- [Objective] Output the first line of the listing and each line after it, up to and including the line that contains "import plotly.graph_objects as go", exactly as written, minus the pictures.

- [Source data]
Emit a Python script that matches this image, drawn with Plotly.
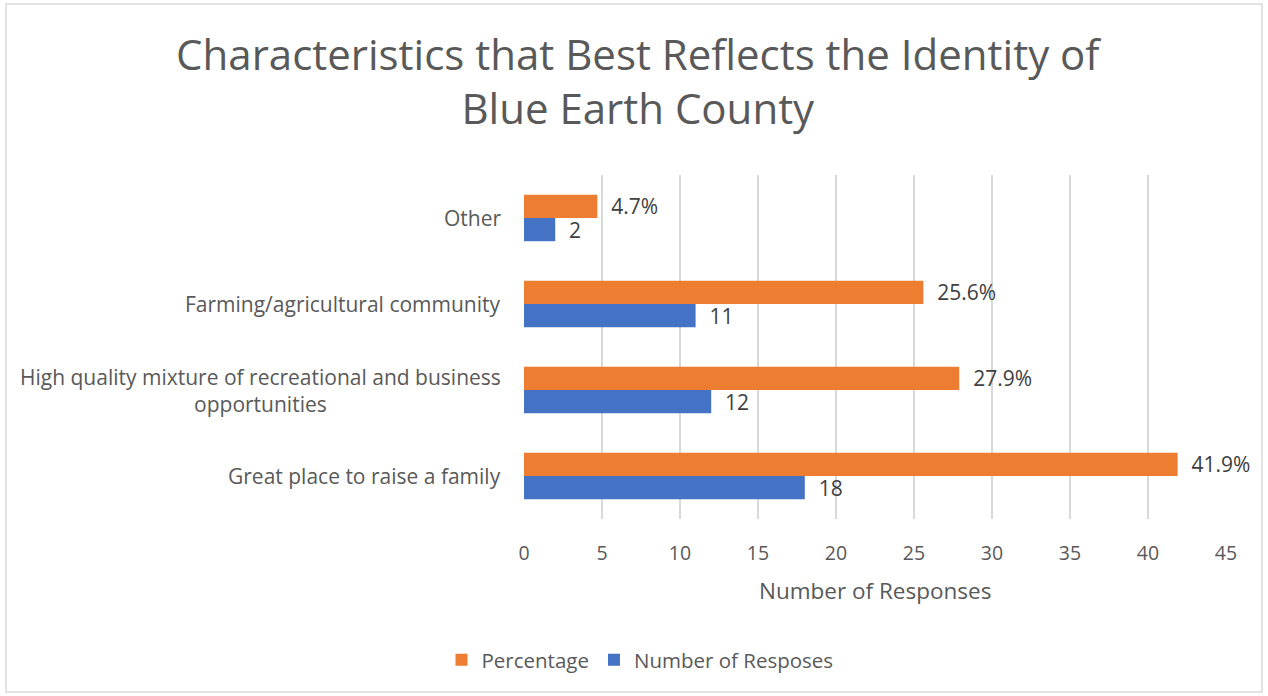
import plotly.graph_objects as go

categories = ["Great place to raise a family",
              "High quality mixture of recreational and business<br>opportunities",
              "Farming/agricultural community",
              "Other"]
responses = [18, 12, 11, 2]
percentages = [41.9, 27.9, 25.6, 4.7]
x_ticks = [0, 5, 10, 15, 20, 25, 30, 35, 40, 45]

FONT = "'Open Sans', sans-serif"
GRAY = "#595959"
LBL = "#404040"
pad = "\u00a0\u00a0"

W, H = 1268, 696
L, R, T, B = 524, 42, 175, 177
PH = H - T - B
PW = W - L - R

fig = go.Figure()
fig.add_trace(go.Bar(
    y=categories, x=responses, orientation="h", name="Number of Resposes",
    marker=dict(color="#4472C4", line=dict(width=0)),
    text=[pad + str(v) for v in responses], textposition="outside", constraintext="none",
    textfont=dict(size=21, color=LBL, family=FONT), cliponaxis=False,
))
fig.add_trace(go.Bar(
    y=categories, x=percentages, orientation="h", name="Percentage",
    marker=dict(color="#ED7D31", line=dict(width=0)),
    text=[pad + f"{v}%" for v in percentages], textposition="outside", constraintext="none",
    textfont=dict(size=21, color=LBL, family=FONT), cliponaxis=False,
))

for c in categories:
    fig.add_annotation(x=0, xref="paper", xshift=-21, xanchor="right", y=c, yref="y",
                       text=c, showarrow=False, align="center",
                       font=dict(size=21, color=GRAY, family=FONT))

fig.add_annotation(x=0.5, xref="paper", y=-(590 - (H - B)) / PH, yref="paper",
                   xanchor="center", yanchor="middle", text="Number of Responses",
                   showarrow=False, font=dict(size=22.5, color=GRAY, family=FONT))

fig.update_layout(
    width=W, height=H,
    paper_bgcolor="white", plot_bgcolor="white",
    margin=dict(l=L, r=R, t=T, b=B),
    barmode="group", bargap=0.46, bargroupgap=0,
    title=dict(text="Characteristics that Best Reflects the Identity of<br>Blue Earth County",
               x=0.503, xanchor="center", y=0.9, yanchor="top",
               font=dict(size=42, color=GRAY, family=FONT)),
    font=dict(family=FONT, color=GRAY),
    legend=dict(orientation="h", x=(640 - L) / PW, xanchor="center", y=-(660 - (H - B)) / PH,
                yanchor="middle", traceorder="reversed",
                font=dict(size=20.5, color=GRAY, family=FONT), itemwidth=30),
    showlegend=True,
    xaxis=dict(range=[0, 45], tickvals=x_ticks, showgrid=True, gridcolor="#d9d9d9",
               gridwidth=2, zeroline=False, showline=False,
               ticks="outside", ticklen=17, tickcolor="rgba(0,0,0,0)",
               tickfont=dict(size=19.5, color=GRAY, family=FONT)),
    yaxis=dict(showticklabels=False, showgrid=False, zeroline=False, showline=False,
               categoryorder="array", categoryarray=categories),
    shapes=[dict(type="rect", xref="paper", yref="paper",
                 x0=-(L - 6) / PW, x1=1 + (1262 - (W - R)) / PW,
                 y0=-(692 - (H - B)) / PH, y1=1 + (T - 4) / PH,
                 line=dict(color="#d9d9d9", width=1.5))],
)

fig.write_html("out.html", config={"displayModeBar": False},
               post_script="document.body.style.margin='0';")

- [Task output]
Emit a Python script that matches this image, drawn with Plotly.
import plotly.graph_objects as go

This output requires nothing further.